■ **Problem**:
Repeat the listing below in full, exactly as it stands.
——
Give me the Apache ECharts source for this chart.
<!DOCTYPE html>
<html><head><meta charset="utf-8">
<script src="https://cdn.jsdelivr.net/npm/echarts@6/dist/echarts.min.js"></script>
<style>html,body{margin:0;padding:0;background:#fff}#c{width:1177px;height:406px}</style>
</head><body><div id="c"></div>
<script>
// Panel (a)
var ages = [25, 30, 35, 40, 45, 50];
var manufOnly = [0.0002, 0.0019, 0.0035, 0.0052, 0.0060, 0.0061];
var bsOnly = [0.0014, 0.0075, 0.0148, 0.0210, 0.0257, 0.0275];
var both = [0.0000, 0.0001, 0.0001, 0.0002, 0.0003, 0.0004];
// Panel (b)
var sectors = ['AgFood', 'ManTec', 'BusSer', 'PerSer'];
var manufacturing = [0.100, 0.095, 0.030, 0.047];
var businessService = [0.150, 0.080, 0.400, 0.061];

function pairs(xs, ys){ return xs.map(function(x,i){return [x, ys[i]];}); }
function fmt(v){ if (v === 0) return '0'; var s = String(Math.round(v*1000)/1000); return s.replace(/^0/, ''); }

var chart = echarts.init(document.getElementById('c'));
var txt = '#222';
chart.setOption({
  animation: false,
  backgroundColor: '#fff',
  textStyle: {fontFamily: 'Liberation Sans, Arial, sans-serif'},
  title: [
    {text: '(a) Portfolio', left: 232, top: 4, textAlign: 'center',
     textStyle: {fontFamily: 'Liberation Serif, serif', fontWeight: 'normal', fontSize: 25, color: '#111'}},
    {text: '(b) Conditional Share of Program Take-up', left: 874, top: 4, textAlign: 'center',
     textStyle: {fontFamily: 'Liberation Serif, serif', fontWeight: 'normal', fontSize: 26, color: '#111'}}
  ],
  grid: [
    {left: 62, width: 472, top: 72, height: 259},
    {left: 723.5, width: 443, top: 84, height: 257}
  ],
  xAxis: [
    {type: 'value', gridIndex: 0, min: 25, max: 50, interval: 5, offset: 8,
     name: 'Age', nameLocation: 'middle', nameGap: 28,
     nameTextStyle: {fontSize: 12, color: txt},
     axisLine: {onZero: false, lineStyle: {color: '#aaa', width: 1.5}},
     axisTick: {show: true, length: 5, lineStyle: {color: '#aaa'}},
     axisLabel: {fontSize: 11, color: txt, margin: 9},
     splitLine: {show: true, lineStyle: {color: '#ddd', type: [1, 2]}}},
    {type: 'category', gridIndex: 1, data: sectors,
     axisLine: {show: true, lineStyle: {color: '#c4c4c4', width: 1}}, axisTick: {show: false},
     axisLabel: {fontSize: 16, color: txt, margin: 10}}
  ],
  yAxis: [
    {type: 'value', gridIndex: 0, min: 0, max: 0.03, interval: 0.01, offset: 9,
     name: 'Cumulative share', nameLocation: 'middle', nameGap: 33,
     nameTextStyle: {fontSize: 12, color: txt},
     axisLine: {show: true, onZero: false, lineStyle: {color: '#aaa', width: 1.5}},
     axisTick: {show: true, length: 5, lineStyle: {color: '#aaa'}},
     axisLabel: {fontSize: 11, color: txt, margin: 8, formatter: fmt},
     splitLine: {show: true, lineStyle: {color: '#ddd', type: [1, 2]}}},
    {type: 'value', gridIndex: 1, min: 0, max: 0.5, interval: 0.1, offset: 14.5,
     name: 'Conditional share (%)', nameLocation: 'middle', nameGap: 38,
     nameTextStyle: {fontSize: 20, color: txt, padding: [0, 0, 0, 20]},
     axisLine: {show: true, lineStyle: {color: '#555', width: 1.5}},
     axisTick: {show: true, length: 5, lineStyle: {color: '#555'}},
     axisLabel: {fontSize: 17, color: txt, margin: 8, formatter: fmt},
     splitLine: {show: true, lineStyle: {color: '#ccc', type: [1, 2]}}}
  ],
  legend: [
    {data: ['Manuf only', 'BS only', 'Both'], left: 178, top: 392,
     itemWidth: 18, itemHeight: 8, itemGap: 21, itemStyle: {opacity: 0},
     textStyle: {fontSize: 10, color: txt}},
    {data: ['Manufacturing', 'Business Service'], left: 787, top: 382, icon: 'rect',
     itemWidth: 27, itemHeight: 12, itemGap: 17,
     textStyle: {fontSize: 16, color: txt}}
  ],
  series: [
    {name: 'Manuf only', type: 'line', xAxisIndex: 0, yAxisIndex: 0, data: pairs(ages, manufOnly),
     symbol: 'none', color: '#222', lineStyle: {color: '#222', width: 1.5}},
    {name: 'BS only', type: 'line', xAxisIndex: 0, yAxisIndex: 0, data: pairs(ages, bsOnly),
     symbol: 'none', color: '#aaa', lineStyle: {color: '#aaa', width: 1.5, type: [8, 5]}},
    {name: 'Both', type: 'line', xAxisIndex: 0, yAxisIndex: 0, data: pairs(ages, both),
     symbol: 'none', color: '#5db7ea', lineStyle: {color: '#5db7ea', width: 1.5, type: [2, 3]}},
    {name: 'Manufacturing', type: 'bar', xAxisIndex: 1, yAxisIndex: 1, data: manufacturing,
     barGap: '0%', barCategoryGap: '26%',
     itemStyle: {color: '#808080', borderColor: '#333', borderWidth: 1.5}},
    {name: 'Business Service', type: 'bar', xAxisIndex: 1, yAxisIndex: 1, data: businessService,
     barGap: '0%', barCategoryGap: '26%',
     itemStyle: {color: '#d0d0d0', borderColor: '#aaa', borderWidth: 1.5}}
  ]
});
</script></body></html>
——
■ **Answer for this exercise**:
Give me the Apache ECharts source for this chart.
<!DOCTYPE html>
<html><head><meta charset="utf-8">
<script src="https://cdn.jsdelivr.net/npm/echarts@6/dist/echarts.min.js"></script>
<style>html,body{margin:0;padding:0;background:#fff}#c{width:1177px;height:406px}</style>
</head><body><div id="c"></div>
<script>
// Panel (a)
var ages = [25, 30, 35, 40, 45, 50];
var manufOnly = [0.0002, 0.0019, 0.0035, 0.0052, 0.0060, 0.0061];
var bsOnly = [0.0014, 0.0075, 0.0148, 0.0210, 0.0257, 0.0275];
var both = [0.0000, 0.0001, 0.0001, 0.0002, 0.0003, 0.0004];
// Panel (b)
var sectors = ['AgFood', 'ManTec', 'BusSer', 'PerSer'];
var manufacturing = [0.100, 0.095, 0.030, 0.047];
var businessService = [0.150, 0.080, 0.400, 0.061];

function pairs(xs, ys){ return xs.map(function(x,i){return [x, ys[i]];}); }
function fmt(v){ if (v === 0) return '0'; var s = String(Math.round(v*1000)/1000); return s.replace(/^0/, ''); }

var chart = echarts.init(document.getElementById('c'));
var txt = '#222';
chart.setOption({
  animation: false,
  backgroundColor: '#fff',
  textStyle: {fontFamily: 'Liberation Sans, Arial, sans-serif'},
  title: [
    {text: '(a) Portfolio', left: 232, top: 4, textAlign: 'center',
     textStyle: {fontFamily: 'Liberation Serif, serif', fontWeight: 'normal', fontSize: 25, color: '#111'}},
    {text: '(b) Conditional Share of Program Take-up', left: 874, top: 4, textAlign: 'center',
     textStyle: {fontFamily: 'Liberation Serif, serif', fontWeight: 'normal', fontSize: 26, color: '#111'}}
  ],
  grid: [
    {left: 62, width: 472, top: 72, height: 259},
    {left: 723.5, width: 443, top: 84, height: 257}
  ],
  xAxis: [
    {type: 'value', gridIndex: 0, min: 25, max: 50, interval: 5, offset: 8,
     name: 'Age', nameLocation: 'middle', nameGap: 28,
     nameTextStyle: {fontSize: 12, color: txt},
     axisLine: {onZero: false, lineStyle: {color: '#aaa', width: 1.5}},
     axisTick: {show: true, length: 5, lineStyle: {color: '#aaa'}},
     axisLabel: {fontSize: 11, color: txt, margin: 9},
     splitLine: {show: true, lineStyle: {color: '#ddd', type: [1, 2]}}},
    {type: 'category', gridIndex: 1, data: sectors,
     axisLine: {show: true, lineStyle: {color: '#c4c4c4', width: 1}}, axisTick: {show: false},
     axisLabel: {fontSize: 16, color: txt, margin: 10}}
  ],
  yAxis: [
    {type: 'value', gridIndex: 0, min: 0, max: 0.03, interval: 0.01, offset: 9,
     name: 'Cumulative share', nameLocation: 'middle', nameGap: 33,
     nameTextStyle: {fontSize: 12, color: txt},
     axisLine: {show: true, onZero: false, lineStyle: {color: '#aaa', width: 1.5}},
     axisTick: {show: true, length: 5, lineStyle: {color: '#aaa'}},
     axisLabel: {fontSize: 11, color: txt, margin: 8, formatter: fmt},
     splitLine: {show: true, lineStyle: {color: '#ddd', type: [1, 2]}}},
    {type: 'value', gridIndex: 1, min: 0, max: 0.5, interval: 0.1, offset: 14.5,
     name: 'Conditional share (%)', nameLocation: 'middle', nameGap: 38,
     nameTextStyle: {fontSize: 20, color: txt, padding: [0, 0, 0, 20]},
     axisLine: {show: true, lineStyle: {color: '#555', width: 1.5}},
     axisTick: {show: true, length: 5, lineStyle: {color: '#555'}},
     axisLabel: {fontSize: 17, color: txt, margin: 8, formatter: fmt},
     splitLine: {show: true, lineStyle: {color: '#ccc', type: [1, 2]}}}
  ],
  legend: [
    {data: ['Manuf only', 'BS only', 'Both'], left: 178, top: 392,
     itemWidth: 18, itemHeight: 8, itemGap: 21, itemStyle: {opacity: 0},
     textStyle: {fontSize: 10, color: txt}},
    {data: ['Manufacturing', 'Business Service'], left: 787, top: 382, icon: 'rect',
     itemWidth: 27, itemHeight: 12, itemGap: 17,
     textStyle: {fontSize: 16, color: txt}}
  ],
  series: [
    {name: 'Manuf only', type: 'line', xAxisIndex: 0, yAxisIndex: 0, data: pairs(ages, manufOnly),
     symbol: 'none', color: '#222', lineStyle: {color: '#222', width: 1.5}},
    {name: 'BS only', type: 'line', xAxisIndex: 0, yAxisIndex: 0, data: pairs(ages, bsOnly),
     symbol: 'none', color: '#aaa', lineStyle: {color: '#aaa', width: 1.5, type: [8, 5]}},
    {name: 'Both', type: 'line', xAxisIndex: 0, yAxisIndex: 0, data: pairs(ages, both),
     symbol: 'none', color: '#5db7ea', lineStyle: {color: '#5db7ea', width: 1.5, type: [2, 3]}},
    {name: 'Manufacturing', type: 'bar', xAxisIndex: 1, yAxisIndex: 1, data: manufacturing,
     barGap: '0%', barCategoryGap: '26%',
     itemStyle: {color: '#808080', borderColor: '#333', borderWidth: 1.5}},
    {name: 'Business Service', type: 'bar', xAxisIndex: 1, yAxisIndex: 1, data: businessService,
     barGap: '0%', barCategoryGap: '26%',
     itemStyle: {color: '#d0d0d0', borderColor: '#aaa', borderWidth: 1.5}}
  ]
});
</script></body></html>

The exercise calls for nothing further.